Ce parlement est déclaré illégitime par la Cour suprême de Tripoli, capitale du pays aux mains de la coalition Aube de la Libye depuis juillet 2014. Soutenue par le Qatar et la Turquie, Aube de la Libye regroupe plusieurs factions islamistes et la puissante milice de Misrata (peut-être 20 000 combattants), déjà maîtresse du golfe de Syrte et de son « croisant pétrolier ». Un nouveau Gouvernement national général a été reformé à Tripoli en août 2014 qui revendique aussi la légitimité du pouvoir. Entre les deux, la banque centrale et la National Oil Corporation se sont pour l'instant déclarées neutres et assurent le fonctionnement minimal de l’économie ouverte et la paiement des salaires de fonctionnaires (la grande majorité de la population active libyenne).

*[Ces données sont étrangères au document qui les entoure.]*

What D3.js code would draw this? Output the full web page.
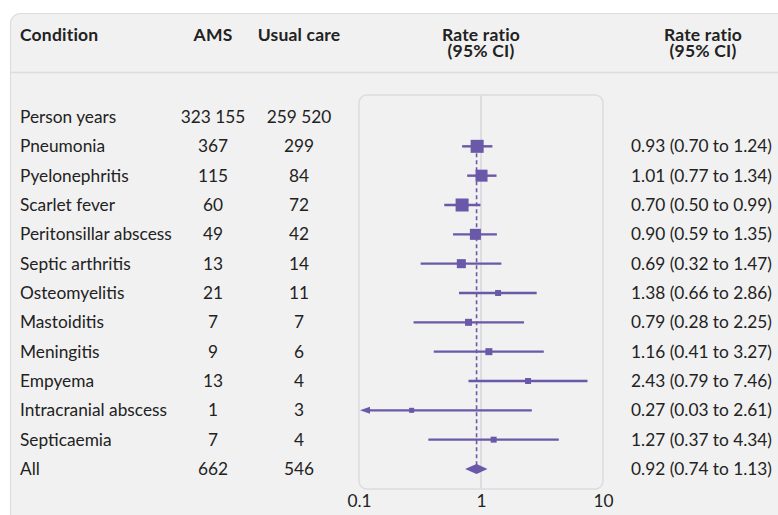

Ces deux gouvernements sont loin de contrôler l'ensemble du pays. Benghazi, a été déclaré « émirat islamique » par les jihadistes d’Ansar-al-Charia au mois d’août mais ce pouvoir est lui-même contesté sur place par un groupe proche des Frères musulmans. Au sud, le Fezzan est laissé à lui-même et constitue plus que jamais une plaque tournante de tous les trafics sahariens à partir de ses deux points clés : Segha à l’Ouest, qui permet de rayonner vers l'Algérie, la passe de Salvador au Niger et le Tibesti tchadien ; Koufra à l'Est d'où il est possible de pénétrer au Soudan et au Tchad par Ounianga Kebir puis Faya. Les milices toubous s’y opposent aux Arabes de la tribu Oulad Slimane, tandis que les Touaregs vivants le long de la frontière algérienne ainsi que les Arabes Magariha et Qadafa, toutes tribus ayant soutenu Khadafi, sont marginalisés. 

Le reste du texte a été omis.